My co-founder and I spent 2021 full-time building GreenChain: a B2B marketplace for a more sustainable food supply chain.

At the year’s end, we concluded that the idea, strategy, and model as envisioned would fail. We completely discarded all the work and used the lessons to start anew.

We ultimately did not believe the marketplace characteristics (product discovery, supplier discovery, and price comparison) were sufficiently valuable to the users. Most likely, we would have become a productivity tool for our users (small-medium restaurants and grocery retail) to order their supplies, track inventory, etc. And 15+ existing startups do that already (https://choco.com, https://rekki.com).

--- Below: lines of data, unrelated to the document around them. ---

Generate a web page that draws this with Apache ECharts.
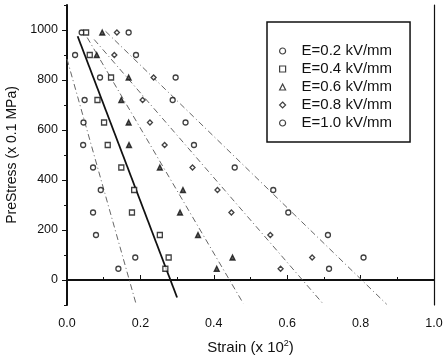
<!DOCTYPE html>
<html>
<head>
<meta charset="utf-8">
<script src="https://cdn.jsdelivr.net/npm/echarts@6/dist/echarts.min.js"></script>
<style>
  html, body { margin: 0; padding: 0; background: #fff; }
  #container { width: 447px; height: 355px; }
</style>
</head>
<body>
<div id="container"></div>
<script>
// stress levels (x 0.1 MPa), shared by every series
const stress = [990, 900, 810, 720, 630, 540, 450, 360, 270, 180, 90, 45];

// strain (x 10^-2), one value per stress level
const strain02 = [0.040, 0.022, 0.090, 0.048, 0.045, 0.044, 0.071, 0.092, 0.071, 0.079, 0.186, 0.140];
const strain04 = [0.052, 0.062, 0.120, 0.083, 0.101, 0.111, 0.148, 0.183, 0.177, 0.253, 0.277, 0.268];
const strain06 = [0.096, 0.081, 0.168, 0.148, 0.168, 0.169, 0.253, 0.316, 0.308, 0.357, 0.451, 0.408];
const strain08 = [0.136, 0.129, 0.236, 0.206, 0.226, 0.266, 0.342, 0.410, 0.448, 0.554, 0.668, 0.582];
const strain10 = [0.168, 0.188, 0.296, 0.288, 0.323, 0.346, 0.457, 0.562, 0.603, 0.711, 0.808, 0.714];

// fitted lines: [strain, stress] end points
const fit02 = [[0.0, 884], [0.188, -95]];
const fit04 = [[0.029, 975], [0.300, -70]];
const fit06 = [[0.055, 970], [0.480, -93]];
const fit08 = [[0.074, 962], [0.700, -99]];
const fit10 = [[0.105, 995], [0.871, -97]];

const seriesNames = ["E=0.2 kV/mm", "E=0.4 kV/mm", "E=0.6 kV/mm", "E=0.8 kV/mm", "E=1.0 kV/mm"];
const symbols = ["circle", "rect", "triangle", "diamond", "circle"];

const xTicks = [0, 0.2, 0.4, 0.6, 0.8, 1.0];
const yTicks = [0, 200, 400, 600, 800, 1000];
const yMinorTicks = [-100, 100, 300, 500, 700, 900, 1100];

const font = "'Liberation Sans', Arial, sans-serif";
const dashDot = [6, 3, 1, 3];

const strains = [strain02, strain04, strain06, strain08, strain10];
const fits = [fit02, fit04, fit06, fit08, fit10];

const series = [];
strains.forEach((s, i) => {
  series.push({
    name: seriesNames[i],
    type: "scatter",
    symbol: symbols[i],
    symbolSize: 5,
    data: s.map((x, j) => [x, stress[j]]),
    itemStyle: {
      color: symbols[i] === "triangle" ? "#333" : "#fff",
      borderColor: "#111",
      borderWidth: 1.3,
    },
    z: 3,
  });
});
fits.forEach((f, i) => {
  series.push({
    type: "line",
    data: f,
    showSymbol: false,
    silent: true,
    lineStyle: i === 1
      ? { color: "#111", width: 1.8, type: "solid" }
      : { color: "#666", width: 1, type: dashDot },
    z: 2,
  });
});

const chart = echarts.init(document.getElementById("container"));
chart.setOption({
  animation: false,
  textStyle: { fontFamily: font },
  grid: { left: 67, right: 13, top: 5, bottom: 50, containLabel: false, outerBoundsMode: "none" },
  legend: {
    orient: "vertical",
    left: 267,
    top: 22,
    padding: [20, 18, 10, 12],
    itemGap: 0,
    itemWidth: 6,
    itemHeight: 6,
    borderColor: "#111",
    borderWidth: 1.5,
    data: seriesNames.map((n) => ({
      name: n,
      itemStyle: { color: "#fff", borderColor: "#111", borderWidth: 1.2 },
    })),
    textStyle: {
      fontFamily: font,
      fontSize: 15,
      color: "#111",
      lineHeight: 18,
      padding: [0, 0, 0, 11],
    },
  },
  xAxis: [
    {
      type: "value",
      min: 0,
      max: 1,
      interval: 0.2,
      name: "Strain (x 10{sup|2})",
      nameLocation: "middle",
      nameGap: 34,
      nameTextStyle: {
        fontFamily: font,
        fontSize: 15,
        color: "#111",
        rich: {
          sup: { fontSize: 9, fontFamily: font, color: "#111", padding: [0, 0, 8, 0] },
        },
      },
      axisLine: { show: true, lineStyle: { color: "#111", width: 2 } },
      axisTick: { show: true, inside: true, length: 5, lineStyle: { color: "#111" } },
      minorTick: { show: true, splitNumber: 2, length: 3, lineStyle: { color: "#111" } },
      axisLabel: {
        fontFamily: font,
        fontSize: 12.5,
        color: "#111",
        margin: 12,
        customValues: xTicks,
        formatter: (v) => v.toFixed(1),
      },
      splitLine: { show: false },
    },
    {
      type: "value",
      position: "top",
      min: 0,
      max: 1,
      axisLine: { show: true, lineStyle: { color: "#111", width: 2 } },
      axisTick: { show: false },
      axisLabel: { show: false },
      splitLine: { show: false },
    },
  ],
  yAxis: [
    {
      type: "value",
      min: -100,
      max: 1100,
      interval: 100,
      name: "PreStress (x 0.1 MPa)",
      nameLocation: "middle",
      nameGap: 35,
      nameTextStyle: { fontFamily: font, fontSize: 14, color: "#111" },
      axisLine: { show: true, lineStyle: { color: "#111", width: 2 } },
      axisTick: { show: true, length: 5, customValues: yTicks, lineStyle: { color: "#111" } },
      axisLabel: {
        fontFamily: font,
        fontSize: 12.5,
        color: "#111",
        margin: 9,
        customValues: yTicks,
        formatter: (v) => String(v),
      },
      splitLine: { show: false },
    },
    {
      type: "value",
      position: "left",
      min: -100,
      max: 1100,
      interval: 100,
      axisLine: { show: false },
      axisTick: { show: true, length: 3, customValues: yMinorTicks, lineStyle: { color: "#111" } },
      axisLabel: { show: false },
      splitLine: { show: false },
    },
    {
      type: "value",
      position: "right",
      min: -100,
      max: 1100,
      axisLine: { show: true, lineStyle: { color: "#111", width: 1.2 } },
      axisTick: { show: false },
      axisLabel: { show: false },
      splitLine: { show: false },
    },
  ],
  series: series,
});
</script>
</body>
</html>
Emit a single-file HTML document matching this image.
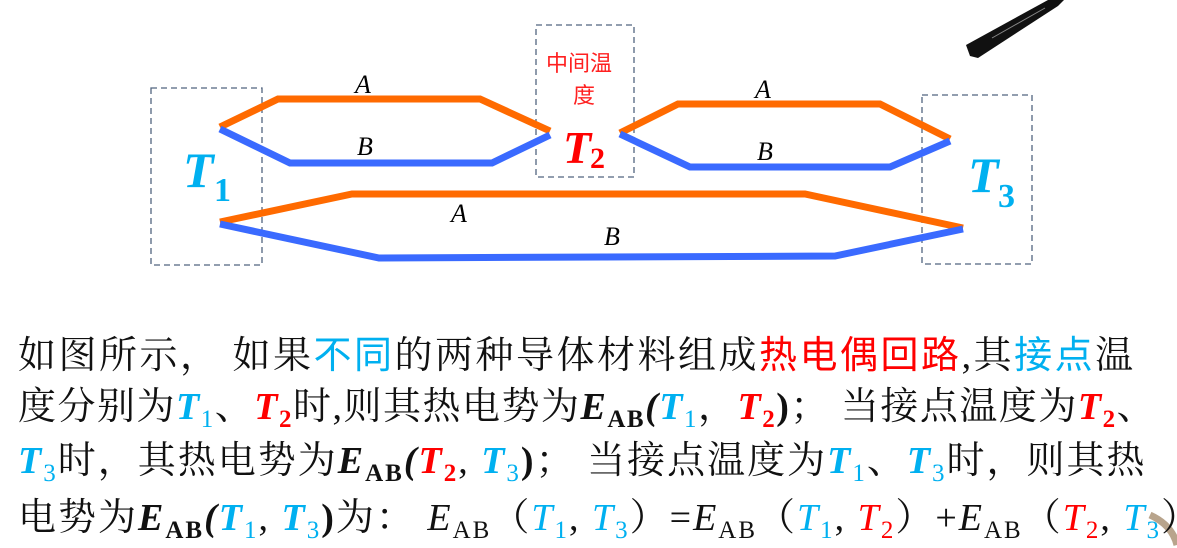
<!DOCTYPE html>
<html><head><meta charset="utf-8">
<style>
html,body{margin:0;padding:0;background:#fff;}
body{width:1177px;height:548px;position:relative;overflow:hidden;}
.ln{position:absolute;left:18px;white-space:nowrap;font-family:"Liberation Serif","Noto Serif CJK SC","Noto Sans CJK SC",serif;font-size:38px;color:#111;line-height:1;}
.c{color:#00b0f0}.r{color:#ff0000}
.bi{font-weight:bold;font-style:italic}
.i{font-style:italic}
sub{font-size:25px;vertical-align:-8px;font-style:normal;line-height:0}
.s{font-family:"Noto Sans CJK SC",sans-serif;}
</style></head><body>
<svg width="1177" height="548" style="position:absolute;left:0;top:0">
<g fill="none" stroke="#52657f" stroke-width="1.3" stroke-dasharray="6,4">
<rect x="151" y="88" width="111" height="177"/>
<rect x="536" y="25" width="98" height="152"/>
<rect x="922" y="95" width="110" height="169"/>
</g>
<g fill="none" stroke-width="7" stroke-linejoin="miter">
<polyline stroke="#ff6a00" points="220,127 278,99 480,99 550,131"/>
<polyline stroke="#3a6aff" points="220,129 290,163 492,163 550,135"/>
<polyline stroke="#ff6a00" points="620,133 678,104 880,104 950,139"/>
<polyline stroke="#3a6aff" points="620,134 690,167 890,167 950,141"/>
<polyline stroke="#ff6a00" points="220,222 352,194 805,194 963,228"/>
<polyline stroke="#3a6aff" points="220,224 379,258 835,256 963,229"/>
</g>
<g font-family="Liberation Serif,serif" font-style="italic" font-size="26" fill="#000">
<text x="355" y="93">A</text><text x="357" y="155">B</text>
<text x="755" y="98">A</text><text x="757" y="160">B</text>
<text x="451" y="222">A</text><text x="604" y="245">B</text>
</g>
<g font-family="Liberation Serif,serif" font-weight="bold">
<text x="183" y="187" font-size="50" font-style="italic" fill="#00b0f0">T</text>
<text x="214" y="201" font-size="34" fill="#00b0f0">1</text>
<text x="563" y="163" font-size="46" font-style="italic" fill="#ff0000">T</text>
<text x="590" y="168" font-size="30" fill="#ff0000">2</text>
<text x="968" y="192" font-size="50" font-style="italic" fill="#00b0f0">T</text>
<text x="998" y="207" font-size="34" fill="#00b0f0">3</text>
</g>
<text x="546" y="71" font-family="Noto Sans CJK SC,sans-serif" font-size="22" fill="#ff2020">中间温</text>
<text x="573" y="103" font-family="Noto Sans CJK SC,sans-serif" font-size="22" fill="#ff2020">度</text>
<polygon points="966,45 1048,0 1064,0 1058,6 978,58 970,56" fill="#111"/>
<line x1="992" y1="38" x2="1045" y2="8" stroke="#888" stroke-width="1"/>
<path d="M1150,515 Q1172,525 1177,545" stroke="#b8a48c" stroke-width="7" fill="none"/>
</svg>
<div class="ln" style="top:333px;letter-spacing:2.5px">如图所示，&nbsp;如果<span class="c s">不同</span>的两种导体材料组成<span class="r s">热电偶回路</span>,其<span class="c s">接点</span>温</div>
<div class="ln" style="top:388px;letter-spacing:1.5px">度分别为<span class="c bi">T<sub style="font-weight:normal">1</sub></span>、<span class="r bi">T<sub>2</sub></span>时,则其热电势为<span class="bi">E<sub style="font-style:normal">AB</sub>(</span><span class="c bi">T<sub style="font-weight:normal">1</sub></span>，<span class="r bi">T<sub>2</sub></span><b>)</b>；&nbsp;当接点温度为<span class="r bi">T<sub>2</sub></span>、</div>
<div class="ln" style="top:442px;letter-spacing:2px"><span class="c bi">T<sub style="font-weight:normal">3</sub></span>时，其热电势为<span class="bi">E<sub style="font-style:normal">AB</sub>(</span><span class="r bi">T<sub>2</sub></span>, <span class="c bi">T<sub style="font-weight:normal">3</sub></span><b>)</b>；&nbsp;当接点温度为<span class="c bi">T<sub style="font-weight:normal">1</sub></span>、<span class="c bi">T<sub style="font-weight:normal">3</sub></span>时，则其热</div>
<div class="ln" style="top:499px;letter-spacing:2px">电势为<span class="bi">E<sub style="font-style:normal">AB</sub>(</span><span class="c bi">T<sub style="font-weight:normal">1</sub></span>, <span class="c bi">T<sub style="font-weight:normal">3</sub></span><b>)</b>为：&nbsp;<span class="i">E</span><sub>AB</sub>（<span class="c i">T</span><sub class="c">1</sub>, <span class="c i">T</span><sub class="c">3</sub>）=<span class="i">E</span><sub>AB</sub>（<span class="c i">T</span><sub class="c">1</sub>, <span class="r i">T</span><sub class="r">2</sub>）+<span class="i">E</span><sub>AB</sub>（<span class="r i">T</span><sub class="r">2</sub>, <span class="c i">T</span><sub class="c">3</sub>）</div>
</body></html>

The marketplace dynamics -- connecting buyers to all of the suppliers that the service their geographic region -- felt less and less important:

  1. If a fresh-food supplier is out-of-stock of a good (e.g., Atlantic Salmon), then likely all suppliers in the region would be struggling because it’s a supply-chain issue. Hence, finding alternative vendors in the event of a stock-out seemed less likely.
  2. We believed that restaurants changed their menus too infrequently to find sufficient value in the “discovery” aspect of new products.
  3. Price comparison was not that important because the price differences were minor amid market prices. And, most restaurants did not even know their exact prices because they would frequently change (minorly), and the restaurants wouldn’t bother to compare invoices.
  4. Restaurants and suppliers are incredibly reliant on their sales rep relationships and contract sales. Doing one-off orders with a supplier was utterly foreign. We believed that we could automate all of the hurdles to make it possible, though we felt restaurants would not use it because they carefully evaluate new suppliers, try samples, etc. So restaurants might not even bother.
  5. Deciding on a take-rate was very difficult because of the low-margin business. We believed we could justify a rate for replacing bringing new sales without a salesperson who usually would receive a sales commission. But, we worried we would not have the leverage for that amid competition for all startups building digital platforms for selling to their customers.